Utility Monopolies Are Driving Up Your Electric Bill
Across America, public officials allow utility monopolies to pass off the costs of mismanagement, speculative projects, and underutilized infrastructure onto everyday families and small businesses. These companies control the transmission and distribution of electricity from power plants into homes and businesses. While they cite the need for “modernization,” much of this cost surge has less to do with progress than with guaranteed profits. Public officials allow utilities to earn a fixed return on the money they spend to maintain the grid. That creates a perverse incentive: the more they spend—needed or not—the more they earn. And thanks to their monopoly status, ratepayers have no choice but to foot the bill.
Take PPL Electric Utilities, for example, which serves 1.5 million customers in central and eastern Pennsylvania. In a recent earnings report, they shared plans to increase spending next year to more than $1.8 billion on equipment like utility poles, powerlines, and transformers. That’s more than twice what they spent just a couple years ago in 2023. This outlay increases the value of their grid, locking in higher profits for parent company PPL Corporation and its shareholders for years to come with no assurance that the investments will improve service for customers.
Another serial offender is Exelon Corporation, which operates electric and gas utilities across the Mid-Atlantic and Midwest, such as Atlantic City Electric, Baltimore Gas & Electric (BG&E), Commonwealth Edison, and PECO.
Exelon promised their wealthy Wall Street investors up to 7% higher earnings annually through 2028 based on more than $38 billion of new spending. It remains unclear whether this mammoth expenditure will appreciably improve grid quality and reliability for customers. Take, for instance, BG&E’s investment of $130 million in a substation intended to support a delayed redevelopment project in Baltimore. Regardless of the project's outcome, the responsibility to cover the costs, along with a profit margin for BG&E, falls on the ratepayers. It’s a profitable business model. Exelon and its subsidiaries delivered nearly $2.5 billion in profit to investors last year—a 52% increase from three years prior.
Utilities like PPL and Exelon have tried to deflect blame by pointing the finger at the rising cost of power generation as opposed to delivery. This is patently false. A study by the Electric Power Supply Association and Energy Tariff Experts directly contradicts this assertion, finding that generation accounts for an average of 45% of the cost of your electric bill. That percentage has remained flat, and in some cases has decreased over the past 10 years when factoring in inflation. Most of the costs on families’ electric bills are driven by distribution costs, state policies, and taxes.
To support their insatiable appetite for profits, these utilities are now looking for other ways to increase their runaway spending. Remarkably, they are lobbying state legislatures to let them build and own power plants, which would give them unchecked control over the energy system and even more guaranteed profits at working families’ expense.

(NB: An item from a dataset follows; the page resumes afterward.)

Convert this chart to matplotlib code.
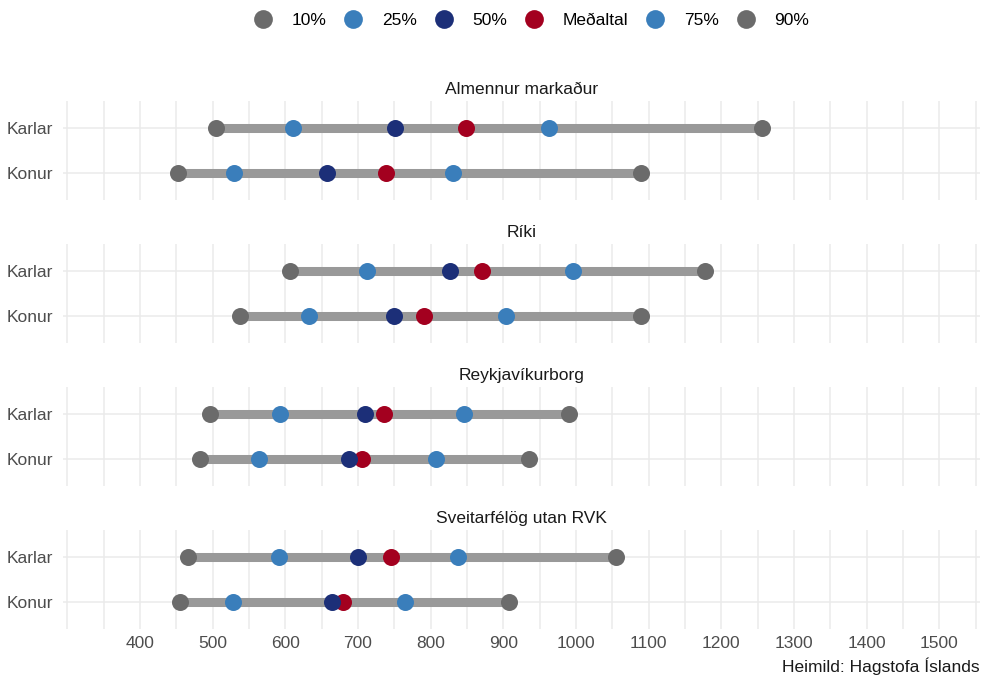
import matplotlib
matplotlib.use("Agg")
import matplotlib.pyplot as plt
from matplotlib.lines import Line2D
from matplotlib.ticker import MultipleLocator

plt.rcParams['font.family'] = ['Liberation Sans', 'DejaVu Sans']

# panels and rows
panels = ["Almennur markaður", "Ríki", "Reykjavíkurborg", "Sveitarfélög utan RVK"]
rows = ["Karlar", "Konur"]

# values, per panel: [Karlar, Konur]
p10 = [[505, 452], [607, 538], [496, 483], [466, 455]]
p25 = [[610, 530], [713, 632], [592, 564], [591, 528]]
p50 = [[751, 658], [827, 750], [709, 687], [700, 664]]
mean = [[848, 738], [871, 791], [736, 706], [746, 679]]
p75 = [[963, 831], [996, 903], [846, 808], [838, 764]]
p90 = [[1256, 1090], [1177, 1090], [990, 935], [1055, 908]]

legend_labels = ["10%", "25%", "50%", "Meðaltal", "75%", "90%"]

GREY = "#6b6b6b"
BLUE = "#3a7ebb"
NAVY = "#1c2f78"
RED = "#a3001f"
SEG = "#999999"
GRID = "#ebebeb"
FS = 12.5

W, H = 981, 682
fig = plt.figure(figsize=(W / 100, H / 100), dpi=100)

left, right = 63, 980
top0, ph, step = 101, 99, 143

for i, title in enumerate(panels):
    top = top0 + step * i
    ax = fig.add_axes([left / W, 1 - (top + ph) / H, (right - left) / W, ph / H])
    ypos = [2, 1]  # Karlar on top
    for j in range(2):
        y = ypos[j]
        ax.plot([p10[i][j], p90[i][j]], [y, y], color=SEG, lw=6.5,
                solid_capstyle="butt", zorder=2)
        # draw order: mean under the median
        for vals, c in [(p10, GREY), (p90, GREY), (p25, BLUE), (p75, BLUE),
                        (mean, RED), (p50, NAVY)]:
            ax.scatter(vals[i][j], y, s=150, color=c, zorder=3, linewidths=0)
    ax.set_xlim(294, 1556)
    ax.set_ylim(0.4, 2.6)
    ax.set_yticks(ypos)
    ax.set_yticklabels(rows)
    ax.xaxis.set_major_locator(MultipleLocator(100))
    ax.xaxis.set_minor_locator(MultipleLocator(50))
    ax.grid(True, which="major", color=GRID, lw=1.1, zorder=0)
    ax.grid(True, which="minor", axis="x", color=GRID, lw=1.1, zorder=0)
    ax.set_axisbelow(True)
    for s in ax.spines.values():
        s.set_visible(False)
    ax.tick_params(which="both", length=0)
    ax.tick_params(axis="y", labelsize=FS, labelcolor="#4d4d4d", pad=7)
    ax.tick_params(axis="x", labelsize=FS, labelcolor="#4d4d4d", pad=5)
    if i < len(panels) - 1:
        ax.set_xticklabels([])
    else:
        ticks = list(range(400, 1501, 100))
        ax.set_xticks(ticks)
        ax.set_xticklabels([str(t) for t in ticks])
    ax.set_title(title, fontsize=FS, color="#1a1a1a", pad=5)

# legend on top
colors = [GREY, BLUE, NAVY, RED, BLUE, GREY]
handles = [Line2D([], [], marker="o", ls="", markersize=13.5, color=c,
                  markeredgewidth=0) for c in colors]
fig.legend(handles, legend_labels, loc="center", bbox_to_anchor=(0.541, 1 - 20 / H),
           ncol=6, frameon=False, fontsize=FS, handletextpad=1.05,
           columnspacing=0.95, handlelength=1.2)

fig.text(980 / W, 1 - 666 / H, "Heimild: Hagstofa Íslands", ha="right",
         va="center", fontsize=FS, color="#1a1a1a")

fig.savefig("out.png", dpi=100)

It doesn’t take much imagination to see where this is headed. These and other monopoly utility operators want the ability to spend billions of dollars to build and operate power plants to boost guaranteed profits for their investors and executives. Wall Street will profit at the expense of millions of ratepayers.
More than a third of Americans say they’ve cut back on essentials to pay their utility bills and nearly 25% are unable to pay their bills at all. What will happen to them when Exelon and other utilities control both ends of the electricity industry?
Utilities are supposed to work in the public interest. Instead, they’re using their monopoly power to enrich investors while working families struggle. It’s time for America’s leaders to reject utility overreach and protect consumers from another wave of unjustified rate hikes.
The solution to rising power bills isn’t to double down on monopolies. It’s to restore competition, demand transparency, and ensure that every dollar spent meaningfully improves the grid—not just Wall Street’s bottom line.
Chris Cavey is the former Maryland Secretary of Appointments.